My view is that without love, nothing ultimately makes sense.  Love is the one thing from which everything derives meaning.  Life, the Universe, everything, is suffused with love - but often, although it's all around us, we just don't seem to know where to look for it!

Love though, isn't something that can simply exist in abstract.  Love is always personal - love has to come from someone.  This is what the Bible has to say:

"God is love. Whoever lives in love lives in God, and God in him."
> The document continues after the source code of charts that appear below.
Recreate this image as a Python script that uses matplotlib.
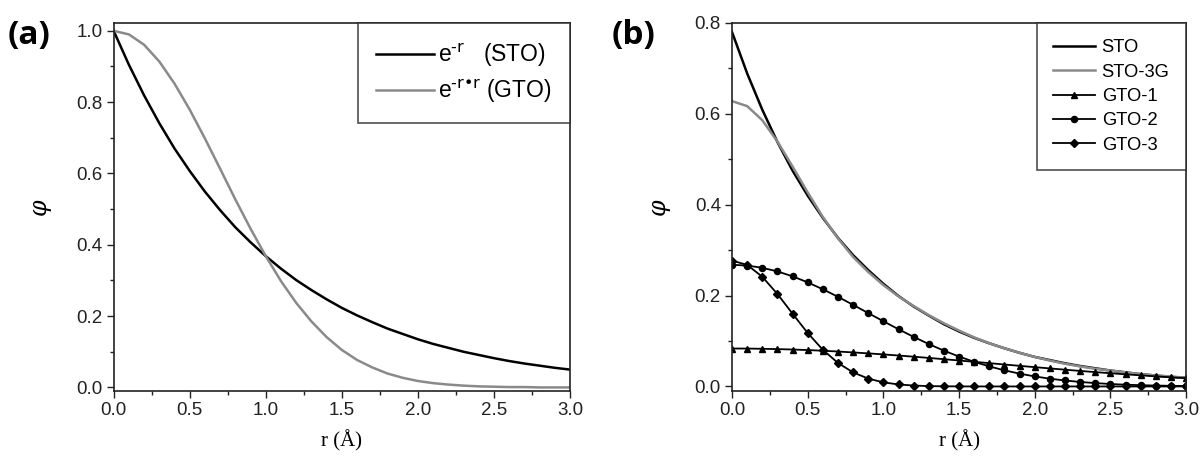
import matplotlib
matplotlib.use("Agg")
import matplotlib.pyplot as plt
from matplotlib.ticker import MultipleLocator, FormatStrFormatter

plt.rcParams['font.family'] = ['Liberation Sans', 'DejaVu Sans']
plt.rcParams['mathtext.default'] = 'regular'

# ---------------- data ----------------
r = [0.0, 0.1, 0.2, 0.3, 0.4, 0.5, 0.6, 0.7, 0.8, 0.9, 1.0,
     1.1, 1.2, 1.3, 1.4, 1.5, 1.6, 1.7, 1.8, 1.9, 2.0,
     2.1, 2.2, 2.3, 2.4, 2.5, 2.6, 2.7, 2.8, 2.9, 3.0]

# panel (a)
sto_a = [1.000, 0.905, 0.819, 0.741, 0.670, 0.607, 0.549, 0.497, 0.449, 0.407, 0.368,
         0.333, 0.301, 0.273, 0.247, 0.223, 0.202, 0.183, 0.165, 0.150, 0.135,
         0.122, 0.111, 0.100, 0.091, 0.082, 0.074, 0.067, 0.061, 0.055, 0.050]
gto_a = [1.000, 0.990, 0.961, 0.914, 0.852, 0.779, 0.698, 0.613, 0.527, 0.445, 0.368,
         0.298, 0.237, 0.185, 0.141, 0.105, 0.077, 0.056, 0.039, 0.027, 0.018,
         0.012, 0.008, 0.005, 0.003, 0.002, 0.001, 0.001, 0.000, 0.000, 0.000]
labels_a = [r'e$^{\text{-r}}$   (STO)', r'e$^{\text{-r•r}}$ (GTO)']

# panel (b)
sto_b = [0.780, 0.689, 0.609, 0.538, 0.475, 0.420, 0.371, 0.327, 0.289, 0.256, 0.226,
         0.199, 0.176, 0.156, 0.137, 0.121, 0.107, 0.095, 0.084, 0.074, 0.065,
         0.058, 0.051, 0.045, 0.040, 0.035, 0.031, 0.027, 0.024, 0.021, 0.019]
sto3g_b = [0.628, 0.617, 0.586, 0.539, 0.484, 0.427, 0.373, 0.326, 0.285, 0.252, 0.223,
           0.198, 0.177, 0.157, 0.139, 0.123, 0.108, 0.095, 0.084, 0.074, 0.065,
           0.057, 0.050, 0.044, 0.039, 0.035, 0.031, 0.027, 0.024, 0.022, 0.019]
gto1_b = [0.0835, 0.0834, 0.0829, 0.0822, 0.0813, 0.0801, 0.0786, 0.0769, 0.0749, 0.0728, 0.0705,
          0.0681, 0.0655, 0.0628, 0.0600, 0.0571, 0.0542, 0.0513, 0.0483, 0.0454, 0.0425,
          0.0397, 0.0369, 0.0342, 0.0316, 0.0291, 0.0267, 0.0244, 0.0222, 0.0202, 0.0183]
gto2_b = [0.2678, 0.2661, 0.2612, 0.2532, 0.2424, 0.2291, 0.2139, 0.1973, 0.1796, 0.1615, 0.1435,
          0.1259, 0.1091, 0.0933, 0.0788, 0.0658, 0.0542, 0.0441, 0.0355, 0.0282, 0.0221,
          0.0171, 0.0131, 0.0099, 0.0074, 0.0054, 0.0039, 0.0028, 0.0020, 0.0014, 0.0010]
gto3_b = [0.2769, 0.2676, 0.2414, 0.2035, 0.1601, 0.1176, 0.0807, 0.0517, 0.0309, 0.0173, 0.0090,
          0.0044, 0.0020, 0.0008, 0.0003, 0.0001, 0.0, 0.0, 0.0, 0.0, 0.0,
          0.0, 0.0, 0.0, 0.0, 0.0, 0.0, 0.0, 0.0, 0.0, 0.0]
labels_b = ['STO', 'STO-3G', 'GTO-1', 'GTO-2', 'GTO-3']

xticks = [0.0, 0.5, 1.0, 1.5, 2.0, 2.5, 3.0]

# ---------------- figure ----------------
fig = plt.figure(figsize=(12.04, 4.58), dpi=100)
axa = fig.add_axes([0.0944, 0.1463, 0.3791, 0.8035])
axb = fig.add_axes([0.6080, 0.1463, 0.3771, 0.8035])

GREY = '#8a8a8a'
TICK_FS = 13.5

axa.plot(r, sto_a, color='black', lw=1.8, label=labels_a[0])
axa.plot(r, gto_a, color=GREY, lw=1.8, label=labels_a[1])
axa.set_xlim(0, 3.0)
axa.set_ylim(-0.01, 1.022)
axa.yaxis.set_major_locator(MultipleLocator(0.2))
axa.yaxis.set_minor_locator(MultipleLocator(0.1))

axb.plot(r, sto_b, color='black', lw=1.8, label=labels_b[0])
axb.plot(r, sto3g_b, color=GREY, lw=1.8, label=labels_b[1])
axb.plot(r, gto1_b, color='black', lw=1.3, marker='^', ms=4.8, label=labels_b[2])
axb.plot(r, gto2_b, color='black', lw=1.3, marker='o', ms=4.4, label=labels_b[3])
axb.plot(r, gto3_b, color='black', lw=1.3, marker='D', ms=4.0, label=labels_b[4])
axb.set_xlim(0, 3.0)
axb.set_ylim(-0.01, 0.8)
axb.yaxis.set_major_locator(MultipleLocator(0.2))
axb.yaxis.set_minor_locator(MultipleLocator(0.1))

for ax in (axa, axb):
    ax.set_xticks(xticks)
    ax.xaxis.set_minor_locator(MultipleLocator(0.25))
    ax.tick_params(which='major', direction='out', length=5, width=1.0,
                   labelsize=TICK_FS, colors='#222222', pad=3)
    ax.tick_params(which='minor', direction='out', length=3, width=1.0, colors='#222222')
    ax.xaxis.set_major_formatter(FormatStrFormatter('%.1f'))
    ax.yaxis.set_major_formatter(FormatStrFormatter('%.1f'))
    for s in ax.spines.values():
        s.set_linewidth(1.2)
        s.set_color('#222222')
    ax.set_xlabel('r (Å)', family='Liberation Serif', fontsize=15, labelpad=8)
    ax.set_ylabel('φ', family='DejaVu Serif', style='italic', fontsize=17, labelpad=18)

leg_a = axa.legend(loc='upper right', borderaxespad=0, fontsize=16.5, frameon=True,
                   fancybox=False, edgecolor='#222222', handlelength=2.5,
                   handletextpad=0.2, borderpad=0.8, labelspacing=0.4)
leg_a.get_frame().set_linewidth(1.2)

leg_b = axb.legend(loc='upper right', borderaxespad=0, fontsize=13.2, frameon=True,
                   fancybox=False, edgecolor='#222222', handlelength=2.3,
                   handletextpad=0.35, borderpad=0.9, labelspacing=0.4)
leg_b.get_frame().set_linewidth(1.2)

fig.text(0.006, 0.905, '(a)', fontsize=24, fontweight='bold', family='Open Sans')
fig.text(0.508, 0.905, '(b)', fontsize=24, fontweight='bold', family='Open Sans')

fig.savefig('out.png', dpi=100)
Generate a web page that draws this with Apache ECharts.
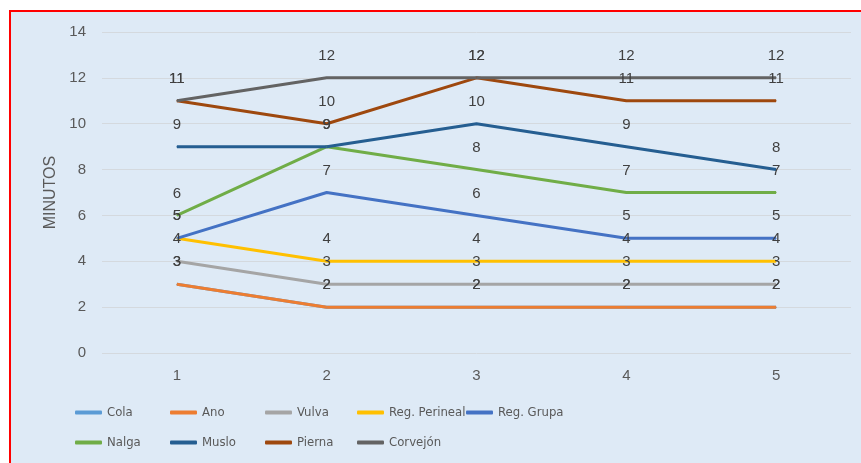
<!DOCTYPE html>
<html>
<head>
<meta charset="utf-8">
<script src="https://cdn.jsdelivr.net/npm/echarts@6/dist/echarts.min.js"></script>
<style>
html,body{margin:0;padding:0;background:#fff;width:861px;height:463px;overflow:hidden;}
#bg{position:absolute;left:9px;top:10px;width:860px;height:460px;border-left:2px solid #ff0000;border-top:2px solid #ff0000;background:#DEEAF6;}
#chart{position:absolute;left:0;top:0;width:861px;height:463px;}
</style>
</head>
<body>
<div id="bg"></div>
<div id="chart"></div>
<script>
const categories = ['1', '2', '3', '4', '5'];
const seriesNames = ['Cola', 'Ano', 'Vulva', 'Reg. Perineal', 'Reg. Grupa', 'Nalga', 'Muslo', 'Pierna', 'Corvejón'];
const cola = [3, 2, 2, 2, 2];
const ano = [3, 2, 2, 2, 2];
const vulva = [4, 3, 3, 3, 3];
const regPerineal = [5, 4, 4, 4, 4];
const regGrupa = [5, 7, 6, 5, 5];
const nalga = [6, 9, 8, 7, 7];
const muslo = [9, 9, 10, 9, 8];
const pierna = [11, 10, 12, 11, 11];
const corvejon = [11, 12, 12, 12, 12];
const seriesValues = [cola, ano, vulva, regPerineal, regGrupa, nalga, muslo, pierna, corvejon];
const colors = ['#5B9BD5', '#ED7D31', '#A5A5A5', '#FFC000', '#4472C4', '#70AD47', '#255E91', '#9E480E', '#636363'];

const chart = echarts.init(document.getElementById('chart'));
const legendLeft = [70, 165, 260, 352, 461];
const legends = seriesNames.map((n, i) => ({
  left: legendLeft[i % 5],
  top: i < 5 ? 401 : 431,
  data: [n],
  itemGap: 0,
  itemWidth: 27,
  itemHeight: 4,
  icon: 'roundRect',
  textStyle: { color: '#595959', fontSize: 13, fontFamily: 'Liberation Sans Narrow, DejaVu Sans Condensed, Liberation Sans, sans-serif' }
}));
chart.setOption({
  backgroundColor: 'transparent',
  color: colors,
  animation: false,
  grid: { left: 102, right: 10, top: 32, bottom: 110 },
  legend: legends,
  xAxis: {
    type: 'category',
    data: categories,
    boundaryGap: true,
    axisLine: { show: false },
    axisTick: { show: false },
    axisLabel: { color: '#595959', fontSize: 15, margin: 15, fontFamily: 'Liberation Sans, sans-serif' }
  },
  yAxis: {
    type: 'value',
    min: 0,
    max: 14,
    interval: 2,
    name: 'MINUTOS',
    nameLocation: 'middle',
    nameGap: 43,
    nameTextStyle: { color: '#595959', fontSize: 16, fontFamily: 'Liberation Sans, sans-serif' },
    axisLine: { show: false },
    axisTick: { show: false },
    axisLabel: { color: '#595959', fontSize: 15, margin: 16, fontFamily: 'Liberation Sans, sans-serif' },
    splitLine: { lineStyle: { color: '#D4D9DE', width: 1 } }
  },
  series: seriesNames.map((n, i) => ({
    name: n,
    type: 'line',
    data: seriesValues[i],
    symbol: 'circle',
    symbolSize: 1,
    lineStyle: { width: 3, color: colors[i] },
    itemStyle: { color: colors[i] },
    label: { show: true, position: 'top', distance: 14, color: '#404040', fontSize: 15, fontFamily: 'Liberation Sans, sans-serif' }
  }))
});
</script>
</body>
</html>
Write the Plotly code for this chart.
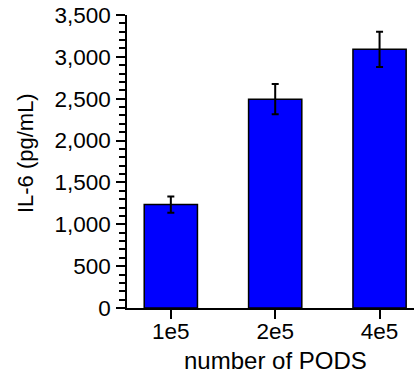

Many different religions have many different things to say about God.  Some don't even seem to recognise that love is part of the equation, let alone God's primary and over-arching characteristic! Many people on the other hand are against all religious creeds and doctrines because of their capacity to restrict and divide. I assume this is why, according to the naked pastor, the guy in the picture is creed-free.

Well it's true - you don't need to subscribe to any creed or doctrine to understand, appreciate or show love - and neither do you need me to tell you that!  Love transcends race, culture, class, gender, sexuality.  It will cross any barrier except for those of entrenched pride or selfishness and even then it will not give up until it has exhausted every effort.  But the Bible also has this to say:

"This is how God showed his love among us: He sent his one and only Son into the world that we might live through him.  This is love: not that we loved God, but that he loved us and sent his Son as an atoning sacrifice for our sins."

This isn't a creed (although it's been included in many) but it is a statement which you can choose whether to believe or not.  It's one of those places where God's love becomes concrete and personal - in fact in many ways about as personal as it gets!
Love cannot be confined to a creed, but neither is it nebulous or void.  Love has a shape and to me, Jesus is the shape of Love!